While there are a lot of other changes, I never felt like any of them were there just for the sake of doing things differently. Each one either raised the stakes or simply provided me with a new way to think about a play that I've read so many times. If you're a purist, you'll no doubt be upset, but I have a hard time empathizing with that point of view in the first place, as I've already pointed out.

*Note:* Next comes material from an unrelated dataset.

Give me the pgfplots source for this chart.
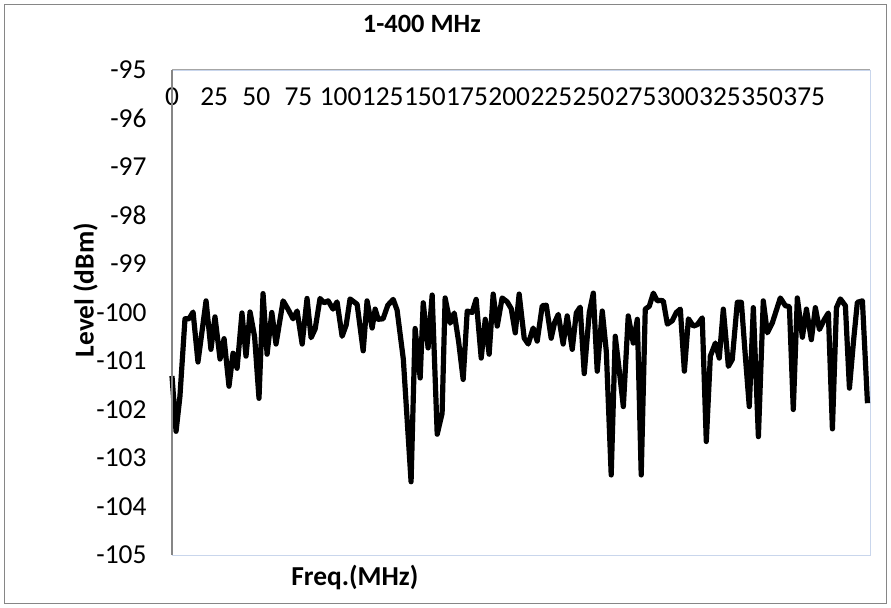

So, will I show this one to my class now? Honestly? No. As much as I loved it, I'm afraid that it will just cause too much confusion. I'm already spending a lot of time emphasizing the difference between what Shakespeare wrote and what they see in the Polanski version as it is, and even with that, I still have students write about events in their essays that were merely an interpretation of the director and not what Shakespeare wrote. (They often write about how Lady Macbeth threw herself off a balcony, when the text simply says that she died and it's later revealed that she most likely killed herself.)
With this version, I will have to pause it every ten minutes or so and point out stuff like, "So, in the text, he says this only to the audience." It would get pretty annoying pretty quickly. So, while I won't be showing this, I will definitely recommend it to any of my students who like the play enough to want to explore it further. Perhaps an extra credit review assignment?